Rio - Médio Paraíba, meados do século 19. O polo de produção cafeeiro mais importante do país e um dos maiores do mundo era também o símbolo da cultura escravocrata. Ali, nas cerca de 250 fazendas produtoras, milhares de negros africanos ou afrodescendentes vindos de diversas regiões do país ajudavam a erguer a riqueza dos barões do café.
Somente em Valença, na década de 1860, 70% dos 40 mil habitantes eram escravos. Muitos se refugiaram no Quilombo São José da Serra,um dos maiores do estado. Passado o ciclo do café, hoje o ciclo do turismo abre uma nova janela de oportunidades para os negros da região.
A rica história do Vale do Café, que retrata também uma parte da história da escravidão no Brasil, virou produto turístico altamente valorizado, que pode ser apreciado no feriado de Zumbi dos Palmares, festejado no próximo dia 20. Da Missa Afro, na Catedral de Nossa Senhora da Glória, em Valença, até o sarau histórico e músico-teatral, na Fazenda Florença, em Conservatória, ou as apresentações de jongo, maculelê e capoeira na Fazenda União, em Rio das Flores.

Um dos destaques da programação é a encenação do Sarau da Florença, que revive a figura, possivelmente, do único barão negro da história do país: Francisco Paulo de Almeida, o Barão de Guaraciaba, que foi provedor da Santa Casa de Misericórdia de Valença. “Ações dos empresários do setor de turismo como essas têm contribuído para a discussão do papel do negro na sociedade e mantêm viva a história da nossa região”, diz o professor e historiador Antônio Carlos da Silva, 34 anos.
Ele encarna no sarau o barão negro, que foi ourives, tropeiro e tocava violino. “Francisco Paulo de Almeida foi vizinho do Imperador Pedro II em Petrópolis. Era dono do Palácio Amarelo, hoje sede da Câmara de Vereadores do município. Em Valença, o Barão de Guaraciaba foi um grande benemérito e construiu um asilo para as meninas”, conta.

Para o vigia Alcides Pereira Filho, 53, o Mestre Cid, o turismo abre as portas para que se enxergue esse pedaço da História do Brasil sob uma nova perspectiva. “Ao se investir em turismo nessa região, é impossível falar de casarões e barões, sem falar no negro. Não se leva só a história dos brancos, mas o sangue e o suor dos negros que ajudaram a construir as riquezas da região”, diz ele, orgulhoso de sua origem.
Descendente de escravos libertos, Mestre Cid é um dos fundadores da Associação Afro Angola Congo. Com 25 componentes, nascidos e criados na região, o grupo leva às fazendas, igrejas e escolas apresentações de maculelê, capoeira da Angola, jongo, samba de roda e dança do facão. Um trabalho que já esteve em duas edições do Salão do Turismo de São Paulo e também na Rio + 20.

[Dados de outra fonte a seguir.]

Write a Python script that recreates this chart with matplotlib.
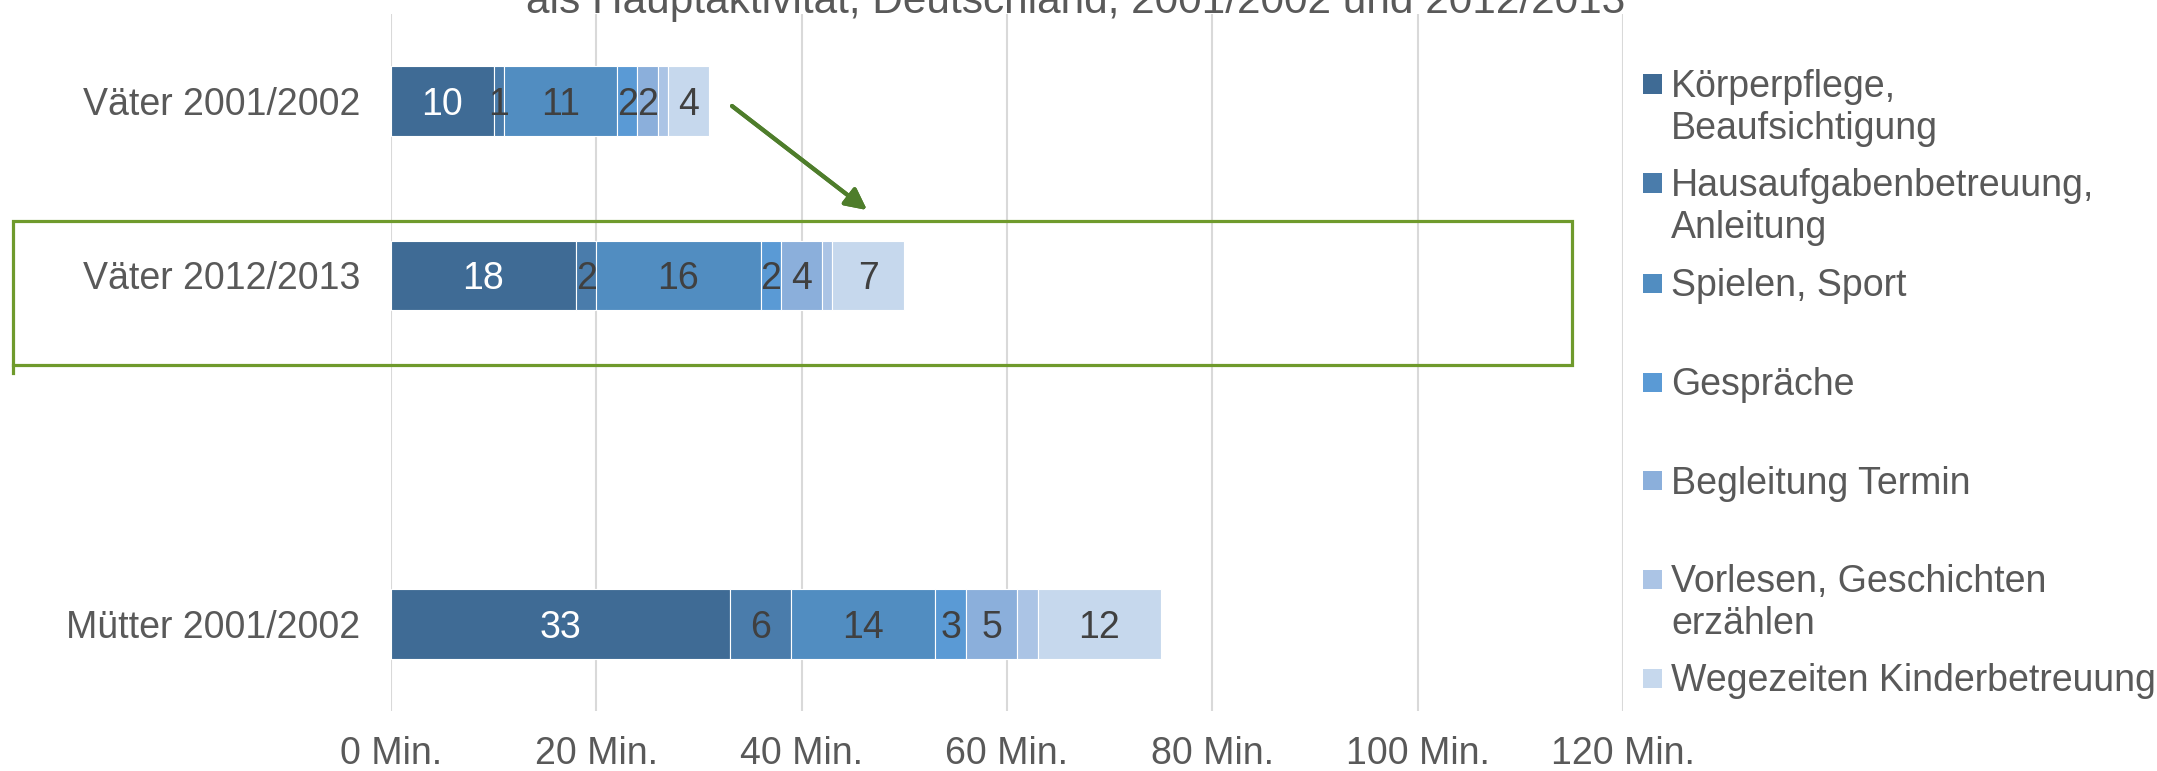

Sarau e visita a museu dos escravos
Para o dentista e professor aposentado Paulo Roberto dos Santos, 63 anos, proprietário há 17 da Fazenda Florença, a herança da cultura africana mantém presença forte na região, com influência na gastronomia e nos hábitos e costumes locais.
“O sarau reproduz um período do século 19 em que era comum, aos domingos, dia de repouso respeitado pelos senhores, os escravos cantarem seus cânticos e dançarem capoeira e jongo”, conta ele. A encenação em homenagem a Zumbi, prevista para sexta-feira,às 17h, conta com o grupo de jongo formado por funcionários da fazenda, que receberam treinamento teatral.
Já na Fazenda União, em Rio das Flores, haverá festa temática com música ao vivo e um show afro que mostrará os ritmos trazidos pelos escravos africanos ao Brasil, com o grupo comandado por Mestre Cid. No sábado, haverá visita guiada à senzala, que foi transformada em um museu da escravidão. O local possui esculturas em tamanho real que retratam os escravos na sua rotina e painéis representando o dia a dia na senzala e o comércio de escravos.